# Forum About Russia Society  Gifts from the company for employees' children

## alexsms

The employees in the company I work with have recently received New Year gifts for their children (if they have). It seems to be a tradition in Russia (and previously in the Soviet Union) since many years ago that companies provide such gifts. Is this common in _your_ country?

----------


## Chris787n

Some here get Christmas Bonuses, but its mostly bigger jobs that will do it for their employees. Basically extra money or some other sort of gift.

----------


## Hanna

In Sweden it is common.

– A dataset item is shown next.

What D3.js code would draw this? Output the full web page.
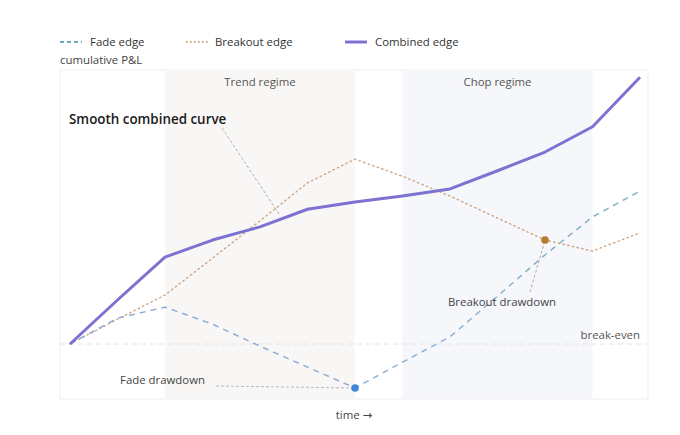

I just read in the paper that 80% get a gift from their employer (company) for Christmas. 
I just got one, a blue glass bowl (don't really need/want it though, but that's a different story, I'd prefer they just added the money to the salary. 
In the UK people sometimes get an extra holiday, if Christmas and New Years is on the weekend. Many companies distribute their bonuses around Christmas. Other save it for the end of the financial year, in March.

----------


## kidkboom

Hey folks,
I live in the US... Well, concerning the topic: I was a _very_ *blue* blue-collar worker for many years, and in fact, it's only the last 3 years I've been working for a big and reputable company. At blue-collar companies, I never got anything, even a mention of a Christmas bonus.. most folks are just concerned with trying to get days off at places like that. Well, with the company I'm currently at, I remember on the first year's review, my boss tried to tell me how hard she'd fought to keep the christmas bonuses for employees. Inside I'm laughing, because I never even CONSIDERED getting a bonus like this before. But in my time here, my company always gives us SOMETHING - a $$ bonus (small, but token) on our checks, or paid-vacation hours added to our pool of vacation time, or a nice little gift. In addition they often give us little things- gift cards, event tickets, things like this... all very low-cost, these little "stocking stuffers," but in this case, it's really as they say - "it's the thought that counts." 
I've never gotten the type of Xmas bonus that effects your monetary life, though. I know it's common with "high-power" jobs - I'm sure Madoff got a few in his time. But not me!  ::

----------